Par conséquent, le capitalisme ne peut pas être accusé des soucis de connivence de l’économie contemporaine. Il n’y a pas un « capitalisme réel » qui aurait des effets différents des idéaux capitalistes. Cela, d’abord, car l’économie contemporaine n’est pas réellement capitaliste. Ensuite, les dysfonctionnements dénoncés proviennent d’un secteur soumis au dirigisme, pour éviter justement les excès supposés du capitalisme. Ce qui est d’ailleurs logique : le dirigisme, qui soumet l’économie à un pouvoir, engendre logiquement des problèmes de connivence. Il est plus facile d’établir une connivence quand une politique économique est dirigiste, que lorsqu’elle refuse de favoriser tel ou tel comportement.
En conclusion, capitalisme et connivence sont antinomiques, d’abord par définition, car le capitalisme combat la connivence, et ensuite dans la réalité, car les soupçons de connivence concernent essentiellement la finance, un secteur où c’est le dirigisme qui domine.

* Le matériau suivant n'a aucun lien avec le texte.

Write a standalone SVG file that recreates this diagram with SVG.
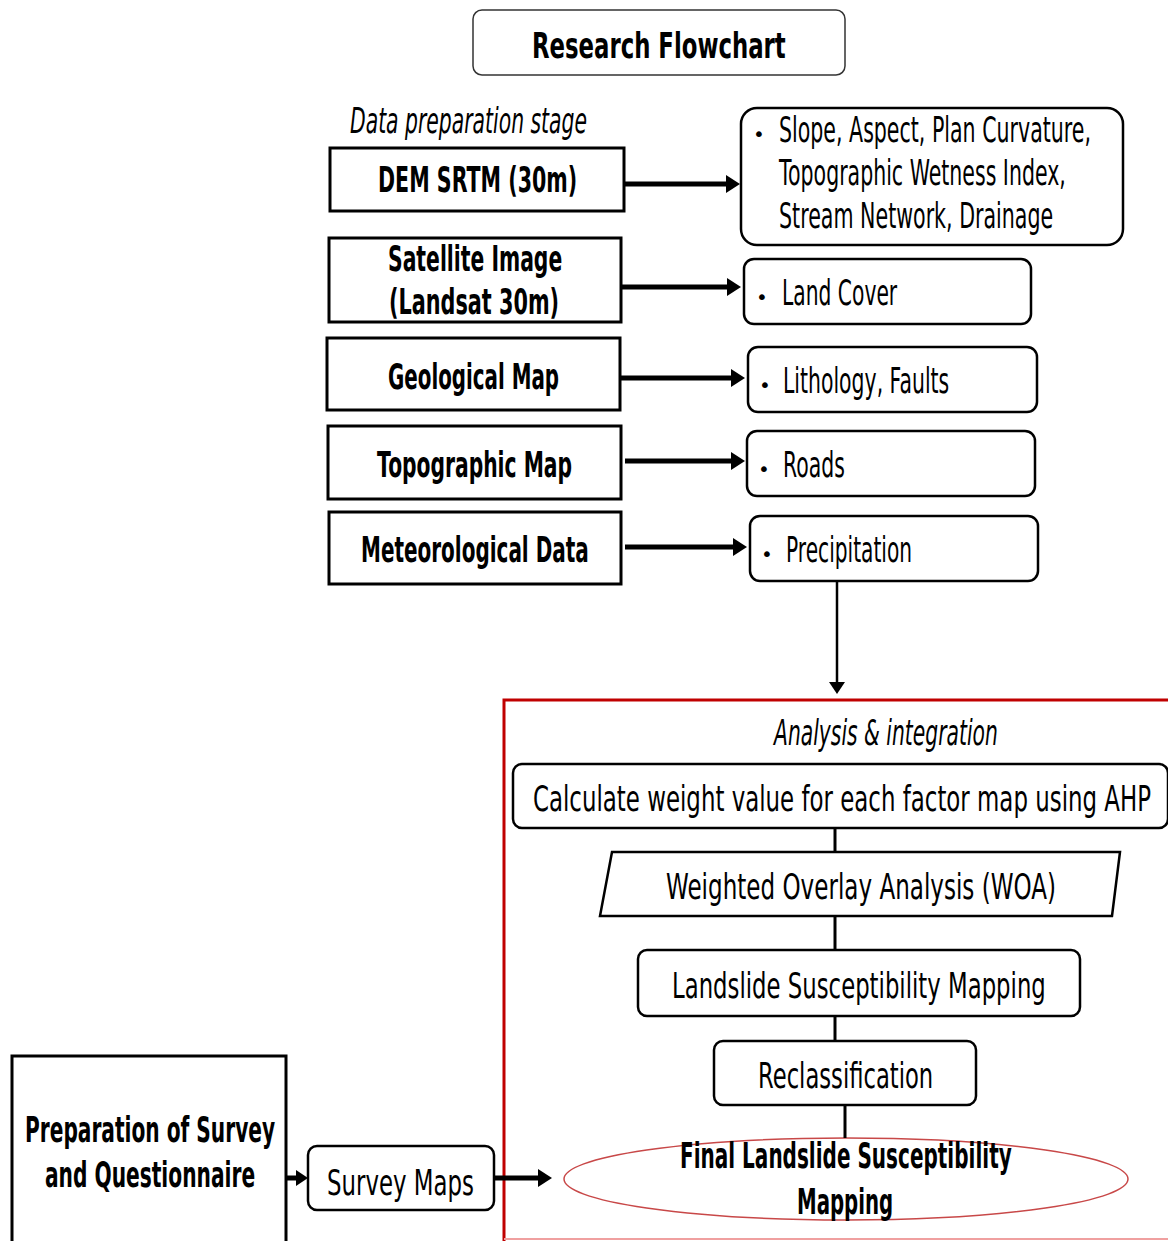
<svg xmlns="http://www.w3.org/2000/svg" width="1168" height="1241" viewBox="0 0 1168 1241">
<style>
.t{font-family:"DejaVu Sans","Liberation Sans",sans-serif;font-size:36px;fill:#000}
.b{font-weight:bold}
.i{font-style:italic}
.bu{font-family:"DejaVu Sans","Liberation Sans",sans-serif;font-size:20px;fill:#000}
.box{fill:#fff;stroke:#000;stroke-width:3}
.rbox{fill:#fff;stroke:#000;stroke-width:2.5}
.ar{stroke:#000;stroke-width:5;fill:none}
.ln{stroke:#000;stroke-width:3;fill:none}
</style>
<defs>
<marker id="ah" markerUnits="userSpaceOnUse" markerWidth="14" markerHeight="18" refX="2" refY="9" orient="auto">
<path d="M0,0 L14,9 L0,18 z" fill="#000"/>
</marker>
<marker id="ah2" markerUnits="userSpaceOnUse" markerWidth="12" markerHeight="16" refX="2" refY="8" orient="auto">
<path d="M0,0 L12,8 L0,16 z" fill="#000"/>
</marker>
</defs>
<rect width="1168" height="1241" fill="#fff"/>

<g id="title">
<rect x="473" y="10" width="372" height="65" rx="9" fill="#fff" stroke="#333" stroke-width="1.5"/>
<text class="t b" font-size="43" transform="translate(532,58) scale(0.52,1)" textLength="488" lengthAdjust="spacingAndGlyphs">Research Flowchart</text>
</g>

<g id="stage-label">
<text class="t i" transform="translate(350,133) scale(0.6,1)" textLength="395" lengthAdjust="spacingAndGlyphs">Data preparation stage</text>
</g>

<g id="dem">
<rect class="box" x="330" y="148" width="294" height="63"/>
<text class="t b" transform="translate(378,192) scale(0.52,1)" textLength="383" lengthAdjust="spacingAndGlyphs">DEM SRTM (30m)</text>
</g>
<g id="dem-out">
<rect class="rbox" x="741" y="108" width="382" height="137" rx="16"/>
<text class="bu" x="753" y="141">•</text>
<text class="t" transform="translate(779,142) scale(0.6,1)" textLength="520" lengthAdjust="spacingAndGlyphs">Slope, Aspect, Plan Curvature,</text>
<text class="t" transform="translate(779,185) scale(0.6,1)" textLength="478" lengthAdjust="spacingAndGlyphs">Topographic Wetness Index,</text>
<text class="t" transform="translate(779,228) scale(0.6,1)" textLength="457" lengthAdjust="spacingAndGlyphs">Stream Network, Drainage</text>
</g>

<g id="sat">
<rect class="box" x="329" y="238" width="292" height="84"/>
<text class="t b" transform="translate(388,271) scale(0.52,1)" textLength="335" lengthAdjust="spacingAndGlyphs">Satellite Image</text>
<text class="t b" transform="translate(389,314) scale(0.52,1)" textLength="327" lengthAdjust="spacingAndGlyphs">(Landsat 30m)</text>
</g>
<g id="sat-out">
<rect class="rbox" x="744" y="259" width="287" height="65" rx="10"/>
<text class="bu" x="756" y="304">•</text>
<text class="t" transform="translate(782,305) scale(0.6,1)" textLength="192" lengthAdjust="spacingAndGlyphs">Land Cover</text>
</g>

<g id="geo">
<rect class="box" x="327" y="338" width="293" height="72"/>
<text class="t b" transform="translate(388,389) scale(0.52,1)" textLength="329" lengthAdjust="spacingAndGlyphs">Geological Map</text>
</g>
<g id="geo-out">
<rect class="rbox" x="748" y="347" width="289" height="65" rx="10"/>
<text class="bu" x="759" y="392">•</text>
<text class="t" transform="translate(783,393) scale(0.6,1)" textLength="277" lengthAdjust="spacingAndGlyphs">Lithology, Faults</text>
</g>

<g id="topo">
<rect class="box" x="328" y="426" width="293" height="73"/>
<text class="t b" transform="translate(377,477) scale(0.52,1)" textLength="375" lengthAdjust="spacingAndGlyphs">Topographic Map</text>
</g>
<g id="topo-out">
<rect class="rbox" x="747" y="431" width="288" height="65" rx="10"/>
<text class="bu" x="758" y="476">•</text>
<text class="t" transform="translate(783,477) scale(0.6,1)" textLength="103" lengthAdjust="spacingAndGlyphs">Roads</text>
</g>

<g id="met">
<rect class="box" x="329" y="512" width="292" height="72"/>
<text class="t b" transform="translate(361,562) scale(0.52,1)" textLength="438" lengthAdjust="spacingAndGlyphs">Meteorological Data</text>
</g>
<g id="met-out">
<rect class="rbox" x="750" y="516" width="288" height="65" rx="10"/>
<text class="bu" x="761" y="561">•</text>
<text class="t" transform="translate(786,562) scale(0.6,1)" textLength="210" lengthAdjust="spacingAndGlyphs">Precipitation</text>
</g>

<g id="analysis-frame">
<path d="M504,1241 L504,700 L1168,700" fill="none" stroke="#c00000" stroke-width="3"/>
<line x1="504" y1="1239" x2="1168" y2="1239" stroke="#f0a0a0" stroke-width="2"/>
<text class="t i" transform="translate(774,745) scale(0.6,1)" textLength="373" lengthAdjust="spacingAndGlyphs">Analysis &amp; integration</text>
</g>

<g id="ahp">
<rect class="rbox" x="513" y="764" width="655" height="64" rx="9"/>
<text class="t" transform="translate(533,811) scale(0.6,1)" textLength="1030" lengthAdjust="spacingAndGlyphs">Calculate weight value for each factor map using AHP</text>
</g>

<g id="woa">
<polygon points="612,852 1120,852 1112,916 600,916" fill="#fff" stroke="#000" stroke-width="2.5"/>
<text class="t" transform="translate(666,899) scale(0.6,1)" textLength="650" lengthAdjust="spacingAndGlyphs">Weighted Overlay Analysis (WOA)</text>
</g>

<g id="lsm">
<rect class="rbox" x="638" y="950" width="442" height="66" rx="9"/>
<text class="t" transform="translate(672,998) scale(0.6,1)" textLength="623" lengthAdjust="spacingAndGlyphs">Landslide Susceptibility Mapping</text>
</g>

<g id="reclass">
<rect class="rbox" x="714" y="1041" width="262" height="64" rx="9"/>
<text class="t" transform="translate(758,1088) scale(0.6,1)" textLength="292" lengthAdjust="spacingAndGlyphs">Reclassification</text>
</g>

<g id="final">
<ellipse cx="846" cy="1179" rx="282" ry="41" fill="#fff" stroke="#c84848" stroke-width="1.5"/>
<text class="t b" transform="translate(680,1168) scale(0.52,1)" textLength="638" lengthAdjust="spacingAndGlyphs">Final Landslide Susceptibility</text>
<text class="t b" transform="translate(797,1214) scale(0.52,1)" textLength="185" lengthAdjust="spacingAndGlyphs">Mapping</text>
</g>

<g id="prep">
<rect class="box" x="12" y="1056" width="274" height="190" stroke-width="2.5"/>
<text class="t b" transform="translate(25,1142) scale(0.52,1)" textLength="481" lengthAdjust="spacingAndGlyphs">Preparation of Survey</text>
<text class="t b" transform="translate(45,1187) scale(0.52,1)" textLength="404" lengthAdjust="spacingAndGlyphs">and Questionnaire</text>
</g>

<g id="survey">
<rect class="rbox" x="308" y="1146" width="186" height="64" rx="9"/>
<text class="t" transform="translate(327,1195) scale(0.6,1)" textLength="245" lengthAdjust="spacingAndGlyphs">Survey Maps</text>
</g>

<g id="connectors">
<line class="ar" x1="624" y1="184" x2="728" y2="184" marker-end="url(#ah)"/>
<line class="ar" x1="621" y1="287" x2="729" y2="287" marker-end="url(#ah)"/>
<line class="ar" x1="620" y1="378" x2="733" y2="378" marker-end="url(#ah)"/>
<line class="ar" x1="625" y1="461" x2="733" y2="461" marker-end="url(#ah)"/>
<line class="ar" x1="625" y1="547" x2="735" y2="547" marker-end="url(#ah)"/>
<line x1="837" y1="581" x2="837" y2="684" stroke="#000" stroke-width="2.5" marker-end="url(#ah2)"/>
<line class="ln" x1="835" y1="828" x2="835" y2="852"/>
<line class="ln" x1="835" y1="916" x2="835" y2="950"/>
<line class="ln" x1="835" y1="1016" x2="835" y2="1041"/>
<line class="ln" x1="845" y1="1105" x2="845" y2="1138"/>
<line class="ar" x1="287" y1="1178" x2="298" y2="1178" marker-end="url(#ah2)"/>
<line class="ar" x1="494" y1="1178" x2="540" y2="1178" marker-end="url(#ah)"/>
</g>
</svg>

Le souci de connivence pose la question du dirigisme : comment éviter la domination de l’économie par les puissants quand l’économie est entre les mains d’un petit groupe ? Le capitalisme répond à cette inquiétude en restreignant le pouvoir d’ingérence. On peut être pour, on peut être contre. Mais il y a là une conscience du danger. Par contre, les dirigistes accusent un capitalisme réel inexistant de ces problèmes de connivence, alors que ce danger est inhérent au dirigisme, qui ne l’envisage pourtant pas.